Dave Roberts, 52, and his eldest daughter Hazel, 27, have been pole dancing together for years after bonding over their shared love of the activity.
Their relationship surprises some pupils but Hazel and Dave focus their classes on the gymnastic skills required rather than sexy dance moves.
“It’s a matter of trust,” says Hazel.
“If you can’t trust your own dad not to drop you, who can you trust?
“I’ve had other people suggest that I work with them, but I think to myself ‘not a chance’.
“I wouldn’t feel so comfortable or safe because they would not know my balance points like my dad does.”
Hazel began pole dancing six years ago, at the same time Dave was encouraged to attend a class by his ex-girlfriend.
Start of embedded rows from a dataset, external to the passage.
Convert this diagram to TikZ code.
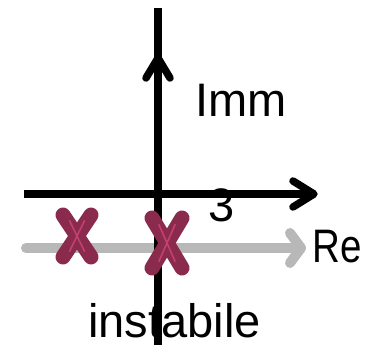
\documentclass[tikz,border=0pt]{standalone}
\usepackage{fontspec}
\setmainfont{Liberation Sans}
\usetikzlibrary{calc}
\definecolor{maroon}{HTML}{8A2A4C}
\definecolor{pinkline}{HTML}{C2416F}
\definecolor{greyarrow}{HTML}{B8B8B8}
\tikzset{
  axis/.style={line width=7.5pt, black},
  shaft/.style={line width=7.5pt, black, line cap=round, line join=round},
  ghost/.style={line width=10pt, greyarrow, line cap=round, line join=round},
  lbl/.style={anchor=base west, inner sep=0pt, font=\fontsize{47}{56}\selectfont},
  crossbar/.style={line width=15pt, maroon, line cap=round},
  crossline/.style={line width=1.6pt, pinkline},
}
\begin{document}
\begin{tikzpicture}[x=1pt,y=-1pt]
\useasboundingbox (0,0) rectangle (368,345);
% gray arrow
\coordinate (g0) at (26,248);
\coordinate (g1) at (301,248);
\draw[ghost] (g0) -- (g1);
\draw[ghost] (290,233) -- (g1) -- (290,263);
% vertical axis
\coordinate (vt) at (158,8);
\coordinate (vb) at (158,345);
\coordinate (vh) at (158,58);
\draw[axis] (vt) -- (vb);
\draw[shaft] (146,78) -- (vh) -- (170,78);
% horizontal axis
\coordinate (hl) at (24,194);
\coordinate (hr) at (314,194);
\draw[axis] (hl) -- (hr);
\draw[shaft] (293,181) -- (hr) -- (293,207);
% crosses
\foreach \n/\cx/\cy/\w/\h in {c1/77/236/14/21, c2/167/243/15/25}{
  \coordinate (\n) at (\cx,\cy);
  \draw[crossbar] ($(\n)+(-\w,-\h)$) -- ($(\n)+(\w,\h)$);
  \draw[crossbar] ($(\n)+(\w,-\h)$) -- ($(\n)+(-\w,\h)$);
  \draw[crossline] ($(\n)+(-\w*0.55,-\h*0.75)$) -- ($(\n)+(\w*0.55,\h*0.75)$);
  \draw[crossline] ($(\n)+(\w*0.55,-\h*0.75)$) -- ($(\n)+(-\w*0.55,\h*0.75)$);
}
% labels
\node[lbl] (imm) at (195,117) {Imm};
\node[lbl] (three) at (208,222) {3};
\node[lbl] (re) at (312,263) {\scalebox{0.82}[1]{Re}};
\node[lbl] (inst) at (88,338) {instabile};
\end{tikzpicture}
\end{document}
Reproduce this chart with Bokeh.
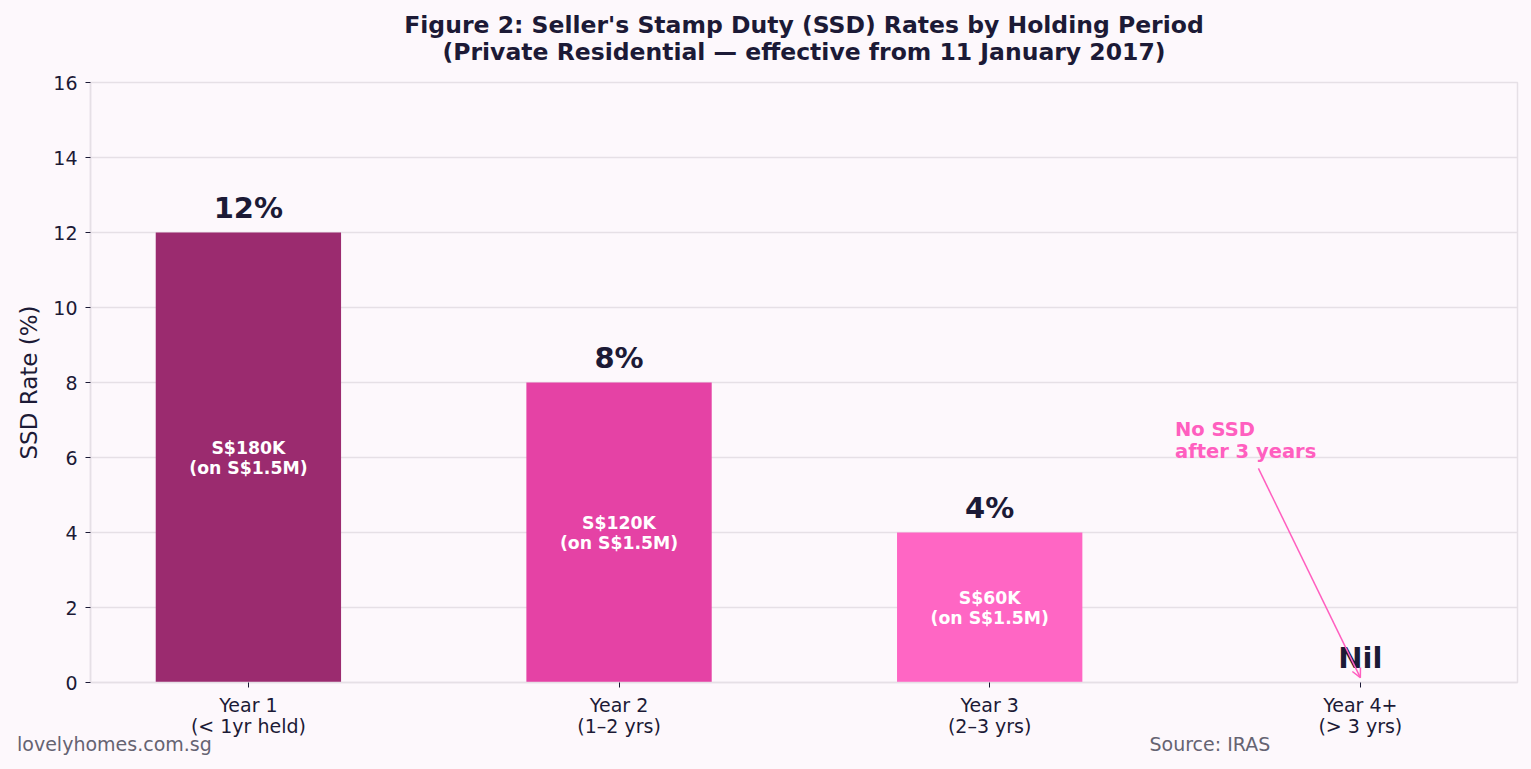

“Completely coincidentally I did a six-week course in the last year of University in Ireland and sent him a picture of me doing a Crucifix [move] saying ‘look what I can do’,” Hazel said.
“He sent one back in the same pose saying ‘so can I’.”
The dad-of-five initially kept his hobby under wraps for fear of being ridiculed by friends and family but when Hazel returned from university they began going to classes together.
They were eventually persuaded to appear on TV talent show Britain’s Got Talent - which resulted in their act being branded too “weird” by judges, in 2015.
"[That’s] the weirdest thing I have ever seen," judge David Walliams said at the time.
Despite the criticism, they are now preparing to open a studio with 14ft poles, in Gloucestershire in the UK.
Hazel said the most rewarding part of teaching is encouraging people to build up the confidence to discard their leggings and grip the pole with their bare legs.
“They come in saying they can’t wear shorts because they have thunder thighs, but I just tell them that means they will be able to grip the pole better,” she said.
“We start off with moves that secretly build up their core muscles so by the time they come to lift their feet off the floor, they are already stronger than when they came.”
Students admit they were initially taken aback by the partnership, but have gotten used to it.
“I was a bit confused when I first heard her call Dave ‘dad’, but they clearly know what they are doing and make me feel very safe,” said Kate Brown.
"Dave is very strong so he can help with the power stuff and between them they have a lot of different strengths. They work really well together.”
“I was a bit surprised when I found out they were father and daughter but they work really well together so what does it matter?” added student Tracey Fisher.